### Request
Repeat the listing exactly as given, omitting every image.

** Start Supplied material **

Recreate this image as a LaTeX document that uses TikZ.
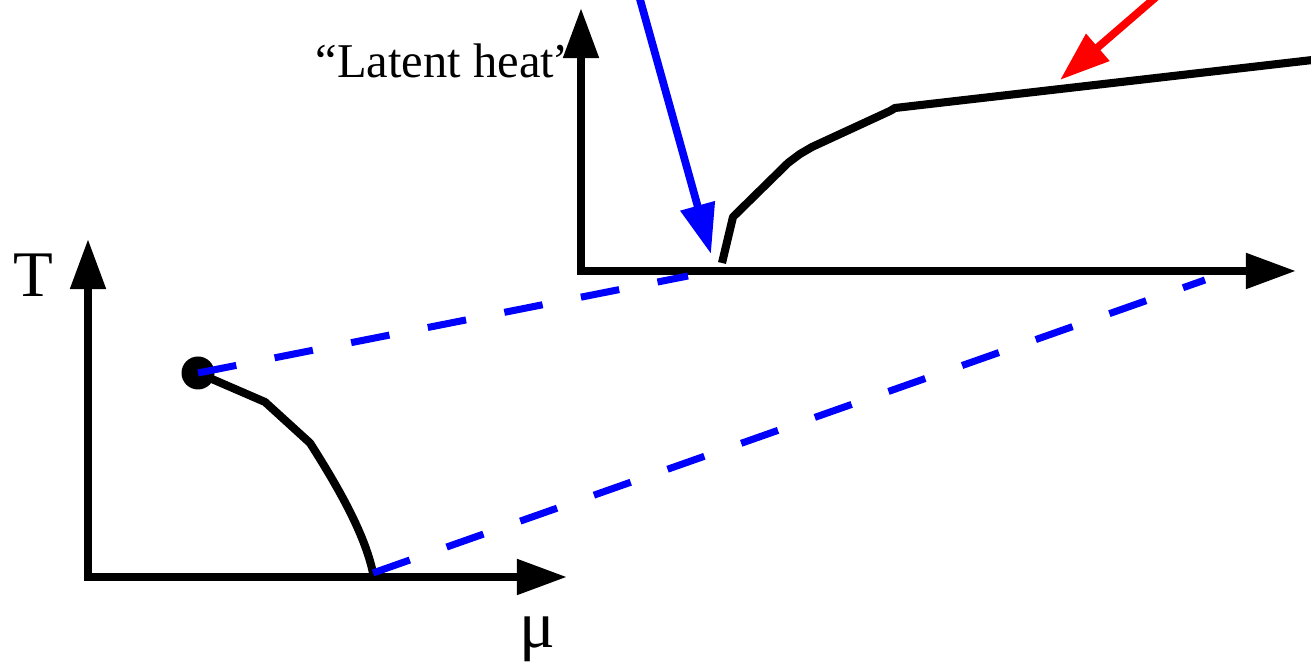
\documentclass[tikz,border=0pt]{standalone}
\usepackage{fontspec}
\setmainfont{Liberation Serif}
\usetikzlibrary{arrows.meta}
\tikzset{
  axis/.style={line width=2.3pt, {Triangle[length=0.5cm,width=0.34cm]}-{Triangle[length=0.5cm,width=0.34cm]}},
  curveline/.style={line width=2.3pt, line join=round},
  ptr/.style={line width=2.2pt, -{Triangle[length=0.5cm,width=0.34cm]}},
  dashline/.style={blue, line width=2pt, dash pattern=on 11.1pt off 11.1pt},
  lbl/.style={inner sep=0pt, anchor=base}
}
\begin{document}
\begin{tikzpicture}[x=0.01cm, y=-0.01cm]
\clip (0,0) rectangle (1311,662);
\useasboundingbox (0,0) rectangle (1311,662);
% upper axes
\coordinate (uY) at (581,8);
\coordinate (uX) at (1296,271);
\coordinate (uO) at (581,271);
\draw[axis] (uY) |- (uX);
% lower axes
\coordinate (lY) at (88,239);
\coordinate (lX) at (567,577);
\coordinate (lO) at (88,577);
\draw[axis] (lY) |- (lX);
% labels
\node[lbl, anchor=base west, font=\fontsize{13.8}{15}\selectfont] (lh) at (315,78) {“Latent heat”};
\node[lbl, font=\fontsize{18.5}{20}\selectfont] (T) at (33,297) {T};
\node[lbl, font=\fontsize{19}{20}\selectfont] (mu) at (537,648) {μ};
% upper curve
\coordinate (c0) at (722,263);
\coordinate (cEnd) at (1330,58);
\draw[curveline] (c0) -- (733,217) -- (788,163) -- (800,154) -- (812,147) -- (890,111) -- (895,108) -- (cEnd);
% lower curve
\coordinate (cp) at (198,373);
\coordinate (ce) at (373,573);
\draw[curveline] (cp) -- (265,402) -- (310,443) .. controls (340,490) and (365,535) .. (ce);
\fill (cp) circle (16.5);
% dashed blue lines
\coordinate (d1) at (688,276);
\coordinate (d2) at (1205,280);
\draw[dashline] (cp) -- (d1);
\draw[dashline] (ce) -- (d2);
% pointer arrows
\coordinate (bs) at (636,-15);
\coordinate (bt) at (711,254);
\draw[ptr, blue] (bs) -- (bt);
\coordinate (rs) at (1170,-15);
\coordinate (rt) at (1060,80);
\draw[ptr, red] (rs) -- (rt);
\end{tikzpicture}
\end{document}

** End Supplied material **

### The output
Recreate this image as a LaTeX document that uses TikZ.
\documentclass[tikz,border=0pt]{standalone}
\usepackage{fontspec}
\setmainfont{Liberation Serif}
\usetikzlibrary{arrows.meta}
\tikzset{
  axis/.style={line width=2.3pt, {Triangle[length=0.5cm,width=0.34cm]}-{Triangle[length=0.5cm,width=0.34cm]}},
  curveline/.style={line width=2.3pt, line join=round},
  ptr/.style={line width=2.2pt, -{Triangle[length=0.5cm,width=0.34cm]}},
  dashline/.style={blue, line width=2pt, dash pattern=on 11.1pt off 11.1pt},
  lbl/.style={inner sep=0pt, anchor=base}
}
\begin{document}
\begin{tikzpicture}[x=0.01cm, y=-0.01cm]
\clip (0,0) rectangle (1311,662);
\useasboundingbox (0,0) rectangle (1311,662);
% upper axes
\coordinate (uY) at (581,8);
\coordinate (uX) at (1296,271);
\coordinate (uO) at (581,271);
\draw[axis] (uY) |- (uX);
% lower axes
\coordinate (lY) at (88,239);
\coordinate (lX) at (567,577);
\coordinate (lO) at (88,577);
\draw[axis] (lY) |- (lX);
% labels
\node[lbl, anchor=base west, font=\fontsize{13.8}{15}\selectfont] (lh) at (315,78) {“Latent heat”};
\node[lbl, font=\fontsize{18.5}{20}\selectfont] (T) at (33,297) {T};
\node[lbl, font=\fontsize{19}{20}\selectfont] (mu) at (537,648) {μ};
% upper curve
\coordinate (c0) at (722,263);
\coordinate (cEnd) at (1330,58);
\draw[curveline] (c0) -- (733,217) -- (788,163) -- (800,154) -- (812,147) -- (890,111) -- (895,108) -- (cEnd);
% lower curve
\coordinate (cp) at (198,373);
\coordinate (ce) at (373,573);
\draw[curveline] (cp) -- (265,402) -- (310,443) .. controls (340,490) and (365,535) .. (ce);
\fill (cp) circle (16.5);
% dashed blue lines
\coordinate (d1) at (688,276);
\coordinate (d2) at (1205,280);
\draw[dashline] (cp) -- (d1);
\draw[dashline] (ce) -- (d2);
% pointer arrows
\coordinate (bs) at (636,-15);
\coordinate (bt) at (711,254);
\draw[ptr, blue] (bs) -- (bt);
\coordinate (rs) at (1170,-15);
\coordinate (rt) at (1060,80);
\draw[ptr, red] (rs) -- (rt);
\end{tikzpicture}
\end{document}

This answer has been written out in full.